Engagement paradox. Deeper task engagement produces more persistent residue when interrupted — the cruelest finding in Leroy's research, inverting the usual relationship between quality of work and quality of outcome.
Fundamental, not trainable. Residue reflects architectural features of human cognition, not skill deficits. People cannot be trained to eliminate it; workflows must be designed to minimize it.
Judgment degradation. Residue impairs precisely the cognitive operations AI-augmented work demands most: evaluating complex outputs, making decisions under uncertainty, detecting subtle inadequacies beneath competent surfaces.
Chronic accumulation. Daily residue that recovery periods fail to clear accumulates across days and weeks, producing cognitive debt that manifests as drift, quality erosion, and the grey exhaustion high-performers report.

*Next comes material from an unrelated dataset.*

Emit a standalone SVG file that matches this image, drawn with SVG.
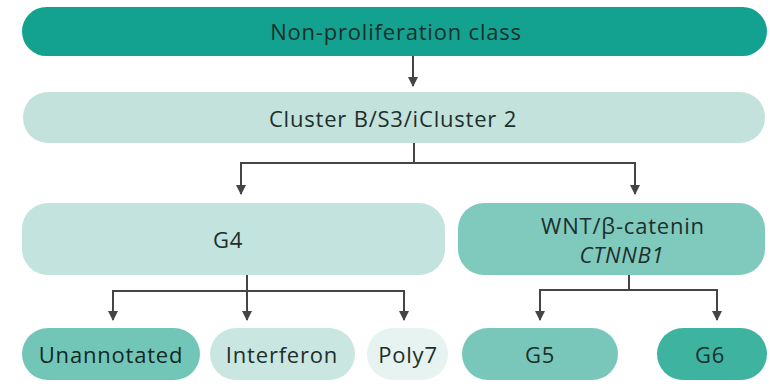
<svg xmlns="http://www.w3.org/2000/svg" width="770" height="390" viewBox="0 0 770 390">
<defs>
<marker id="ah" markerWidth="10" markerHeight="10" refX="9" refY="5" orient="auto" markerUnits="userSpaceOnUse" viewBox="0 0 10 10">
<path d="M0,0 L10,5 L0,10 Z" fill="#454545"/>
</marker>
<style>
text{font-family:"Open Sans","Noto Sans","DejaVu Sans",sans-serif;font-size:22px;letter-spacing:0.8px;fill:#1c2f2c;text-anchor:middle;dominant-baseline:central}
.ln{fill:none;stroke:#454545;stroke-width:2}
.arr{fill:none;stroke:#454545;stroke-width:2;marker-end:url(#ah)}
</style>
</defs>
<rect width="770" height="390" fill="#ffffff"/>
<g id="connectors">
<line class="arr" x1="413" y1="56" x2="413" y2="86"/>
<polyline class="ln" points="414,143 414,163"/>
<polyline class="ln" points="241,163 635,163"/>
<line class="arr" x1="241" y1="162" x2="241" y2="194"/>
<line class="arr" x1="635" y1="162" x2="635" y2="194"/>
<polyline class="ln" points="247,275 247,291"/>
<polyline class="ln" points="113,291 404,291"/>
<line class="arr" x1="113" y1="290" x2="113" y2="320"/>
<line class="arr" x1="247" y1="290" x2="247" y2="320"/>
<line class="arr" x1="404" y1="290" x2="404" y2="320"/>
<polyline class="ln" points="629,275 629,290"/>
<polyline class="ln" points="540,290 717,290"/>
<line class="arr" x1="540" y1="289" x2="540" y2="320"/>
<line class="arr" x1="717" y1="289" x2="717" y2="320"/>
</g>
<g id="n-nonprolif">
<rect x="22" y="7" width="745" height="49" rx="24.5" fill="#13a190"/>
<text x="396" y="31">Non-proliferation class</text>
</g>
<g id="n-clusterB">
<rect x="23" y="92" width="742" height="51" rx="25" fill="#c4e2dc"/>
<text x="393" y="118">Cluster B/S3/iCluster 2</text>
</g>
<g id="n-g4">
<rect x="22" y="203" width="423" height="72" rx="26" fill="#c3e3de"/>
<text x="228" y="239">G4</text>
</g>
<g id="n-wnt">
<rect x="458" y="203" width="307" height="72" rx="26" fill="#80c9bd"/>
<text x="623" y="225">WNT/β-catenin</text>
<text x="622" y="254" font-style="italic">CTNNB1</text>
</g>
<g id="n-unannotated">
<rect x="22" y="328" width="178" height="52" rx="26" fill="#72c6b8"/>
<text x="111" y="354" style="fill:#122824">Unannotated</text>
</g>
<g id="n-interferon">
<rect x="210" y="328" width="145" height="52" rx="26" fill="#c9e6e0"/>
<text x="282" y="354">Interferon</text>
</g>
<g id="n-poly7">
<rect x="367" y="328" width="81" height="52" rx="26" fill="#e6f3f0"/>
<text x="408" y="354">Poly7</text>
</g>
<g id="n-g5">
<rect x="462" y="328" width="156" height="52" rx="26" fill="#79c7ba"/>
<text x="540" y="354">G5</text>
</g>
<g id="n-g6">
<rect x="657" y="328" width="110" height="52" rx="26" fill="#3eb3a0"/>
<text x="710" y="354">G6</text>
</g>
</svg>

The primary debate surrounds whether residue is eliminable through practice, cognitive training, or mindfulness interventions. Leroy's position — supported by replication studies — is that residue reflects fundamental cognitive architecture and cannot be trained away, only designed around. Critics argue this underestimates human adaptability, but longitudinal evidence for adaptation remains absent. A second debate concerns whether AI tools exacerbate or mitigate residue: optimists note that faster feedback loops reduce time-per-task, potentially allowing more completions; Leroy's framework predicts that speed increases switching frequency, compounding residue faster than completion benefits can offset. The empirical resolution awaits studies of AI-augmented workers across extended timescales.